Indo Farm Equipment IPO: Key Dates to Know
IPO Open Date | December 31, 2024 |
IPO Close Date | January 2, 2025 |
Basis of Allotment | January 3, 2025 |
Initiation of Refunds | January 6, 2025 |
Credit of Shares to Demat | January 6, 2025 |
Listing Date | January 7, 2025 |
Indo Farm Equipment IPO Details
Issue Type | Book Built Issue IPO |
IPO Price Band | ₹204 to ₹215 per share |
Face Value | ₹10 per share |
Lot Size | 69 shares |
Total Issue Size | 1.21 crore shares (₹260.15 Cr) |
Fresh Issue | 86 lakh shares (₹184.90 Cr) |
Offer for Sale | 35 lakh shares (₹75.25 Cr) |
Listing Exchange | NSE, BSE |
Financials of Indo Farm Equipment Limited
Metrics | 30-Jun-2024 | FY24 | FY23 | FY22 |
Revenue (₹ Cr) | 75.54 | 375.95 | 371.82 | 352.52 |
PAT (₹ Cr) | 2.45 | 15.60 | 15.37 | 13.72 |
Assets (₹ Cr) | 644.27 | 647.95 | 622.84 | 619.83 |
Net Worth (₹ Cr) | 342.25 | 317.06 | 290.37 | 274.80 |
Total Borrowing (₹ Cr) | 245.36 | 270.54 | 280.65 | 275.00 |
Competitive Strengths and Advantages of Indo Farm Equipment IPO
- Fully Integrated Manufacturing: In-house production capabilities reduce dependency on external suppliers and enhance quality control.
- Diverse Product Portfolio: Catering to agriculture and infrastructure sectors ensures a steady demand for products.
- Global Market Reach: Established export channels strengthen revenue streams and diversify risks.
- Innovative Expansion: The new crane manufacturing facility underscores the company’s commitment to scaling operations and meeting market demand.
- Experienced Leadership: Promoters Ranbir Singh Khadwalia and Sunita Saini bring decades of industry expertise to the company.
Risks & Challenges of Indo Farm Equipment IPO
While Indo Farm Equipment showcases strong growth potential, certain risks must be considered:
- High Dependency on Agriculture: Fluctuations in agricultural demand due to climatic changes could impact sales.

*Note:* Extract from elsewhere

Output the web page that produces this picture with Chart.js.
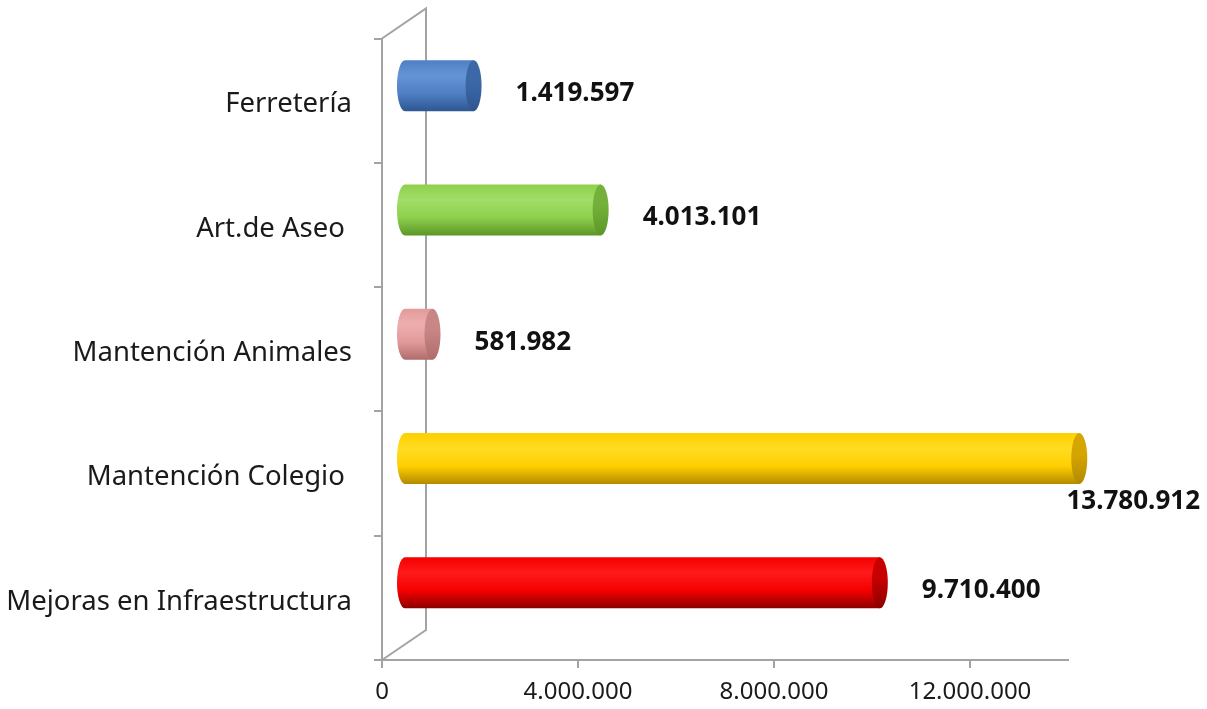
<!DOCTYPE html>
<html lang="es">
<head>
<meta charset="UTF-8">
<title>Gastos por item</title>
<script src="https://cdn.jsdelivr.net/npm/chart.js"></script>
<style>
  html, body { margin: 0; padding: 0; background: #fff; }
  canvas { display: block; }
</style>
</head>
<body>
<canvas id="chart" width="1207" height="709"></canvas>
<script>
  // Data
  const categories = ["Ferretería", "Art.de Aseo ", "Mantención Animales", "Mantención Colegio ", "Mejoras en Infraestructura"];
  const values = [1419597, 4013101, 581982, 13780912, 9710400];
  const xTicks = [0, 4000000, 8000000, 12000000];
  const xMax = 14000000;

  // cylinder shades: [mid, light, dark, end cap]
  const shades = [
    ["#4F7FC4", "#6594D6", "#2E5791", "#3D68A8"],
    ["#8ED04C", "#A2DD68", "#5C9628", "#74B13A"],
    ["#E29A9A", "#EEAEAE", "#B06C6C", "#C98686"],
    ["#FFCF00", "#FFDC22", "#B38A00", "#D6A600"],
    ["#F50000", "#FF1A1A", "#8C0000", "#C80000"]
  ];

  const FONT = "'Noto Sans', 'DejaVu Sans', sans-serif";
  const AXIS = "#A3A3A3";
  const DEPTH_X = 44, DEPTH_Y = -30;

  const fmt = v => String(Math.round(v)).replace(/\B(?=(\d{3})+(?!\d))/g, ".");

  // back wall + cylinders instead of flat bars, then value labels
  const cylinders = {
    id: "cylinders",
    beforeDatasetsDraw(chart) {
      const ctx = chart.ctx;
      const a = chart.chartArea;
      ctx.save();
      ctx.strokeStyle = AXIS;
      ctx.lineWidth = 2;
      ctx.beginPath();
      ctx.moveTo(a.left, a.top);
      ctx.lineTo(a.left + DEPTH_X, a.top + DEPTH_Y);
      ctx.lineTo(a.left + DEPTH_X, a.bottom + DEPTH_Y);
      ctx.lineTo(a.left, a.bottom);
      ctx.stroke();

      const meta = chart.getDatasetMeta(0);
      meta.data.forEach((bar, i) => {
        const s = shades[i];
        const x0 = bar.base + DEPTH_X / 2;
        const x1 = bar.x + DEPTH_X / 2;
        const cy = bar.y + DEPTH_Y / 2;
        const ry = bar.height / 2;
        const rx = 8;
        const top = cy - ry, bottom = cy + ry;

        const g = ctx.createLinearGradient(0, top, 0, bottom);
        g.addColorStop(0, s[0]);
        g.addColorStop(0.3, s[1]);
        g.addColorStop(0.65, s[0]);
        g.addColorStop(1, s[2]);
        ctx.fillStyle = g;
        ctx.beginPath();
        ctx.ellipse(x0, cy, rx, ry, 0, Math.PI / 2, Math.PI * 1.5);
        ctx.lineTo(x1, top);
        ctx.lineTo(x1, bottom);
        ctx.closePath();
        ctx.fill();

        const gc = ctx.createLinearGradient(0, top, 0, bottom);
        gc.addColorStop(0, s[3]);
        gc.addColorStop(0.4, s[3]);
        gc.addColorStop(1, s[2]);
        ctx.fillStyle = gc;
        ctx.beginPath();
        ctx.ellipse(x1, cy, rx, ry, 0, 0, Math.PI * 2);
        ctx.fill();
      });
      ctx.restore();
      return false;
    },
    afterDraw(chart) {
      const ctx = chart.ctx;
      const meta = chart.getDatasetMeta(0);
      ctx.save();
      ctx.font = "bold 26px " + FONT;
      ctx.fillStyle = "#111";
      ctx.textBaseline = "middle";
      meta.data.forEach((bar, i) => {
        const text = fmt(values[i]);
        const w = ctx.measureText(text).width;
        const x = bar.x + 64;
        if (x + w > chart.width - 5) {
          ctx.textAlign = "right";
          ctx.fillText(text, chart.width - 7, bar.y + 28);
        } else {
          ctx.textAlign = "left";
          ctx.fillText(text, x, bar.y - 7);
        }
      });
      ctx.restore();
    }
  };

  new Chart(document.getElementById("chart"), {
    type: "bar",
    data: {
      labels: categories,
      datasets: [{
        data: values,
        backgroundColor: shades.map(s => s[0]),
        categoryPercentage: 1,
        barPercentage: 0.41
      }]
    },
    options: {
      indexAxis: "y",
      responsive: false,
      animation: false,
      devicePixelRatio: 1,
      layout: { padding: { left: 0, right: 139, top: 33, bottom: 0 } },
      plugins: {
        legend: { display: false },
        tooltip: { enabled: false }
      },
      scales: {
        x: {
          min: 0,
          max: xMax,
          afterBuildTicks: s => { s.ticks = xTicks.map(v => ({ value: v })); },
          afterFit: s => { s.height = 49; },
          grid: { drawOnChartArea: false, tickLength: 8, color: AXIS, lineWidth: 2 },
          border: { color: AXIS, width: 2 },
          ticks: {
            color: "#1a1a1a",
            padding: 10,
            maxRotation: 0,
            font: { family: FONT, size: 24 },
            callback: v => fmt(v)
          }
        },
        y: {
          afterFit: s => { s.width = 382; },
          grid: { offset: true, drawOnChartArea: false, tickLength: 8, color: AXIS, lineWidth: 2 },
          border: { color: AXIS, width: 2 },
          ticks: {
            color: "#1a1a1a",
            padding: 22,
            labelOffset: 4,
            font: { family: FONT, size: 27.5 }
          }
        }
      }
    },
    plugins: [cylinders]
  });
</script>
</body>
</html>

- Intense Competition: The equipment manufacturing sector is highly competitive, with large players dominating the market.
- Raw Material Price Volatility: Any increase in raw material costs could squeeze profit margins.
- Geopolitical Risks: Export operations are subject to geopolitical dynamics in target markets.
- Debt Levels: Although manageable, the company’s borrowings require careful monitoring.
Indo Farm Equipment IPO - Industry Landscape and Growth Potential
India’s farm equipment market is expected to grow at a CAGR of 8% between 2024 and 2030, driven by increasing mechanisation and government initiatives like the Sub-Mission on Agricultural Mechanization (SMAM). Indo Farm Equipment is well-positioned to capitalise on these trends with its range of tractors and cranes.
The global crane market is projected to grow at a CAGR of 6.4% over the same period, fueled by urbanisation and infrastructure development. Indo Farm’s expansion into crane manufacturing aligns with this upward trajectory, ensuring growth opportunities beyond the agricultural sector.
Additionally, initiatives like ‘Atmanirbhar Bharat’ and ‘Make in India’ provide a conducive environment for domestic manufacturing. Indo Farm Equipment’s robust in-house capabilities and export-oriented strategy make it a beneficiary of these initiatives.
Conclusion - Should You Invest in Indo Farm Equipment IPO?
The Indo Farm Equipment IPO represents a strong opportunity for investors seeking exposure to the agricultural and industrial equipment sectors. With a proven track record, diverse product range, and strategic expansion plans, the company is poised for steady growth.
While risks such as sector dependency and competition remain, the company’s strengths in manufacturing integration, global reach, and financial stability provide a solid foundation for long-term value creation. This IPO is ideal for investors looking for a mix of growth potential and industry diversification.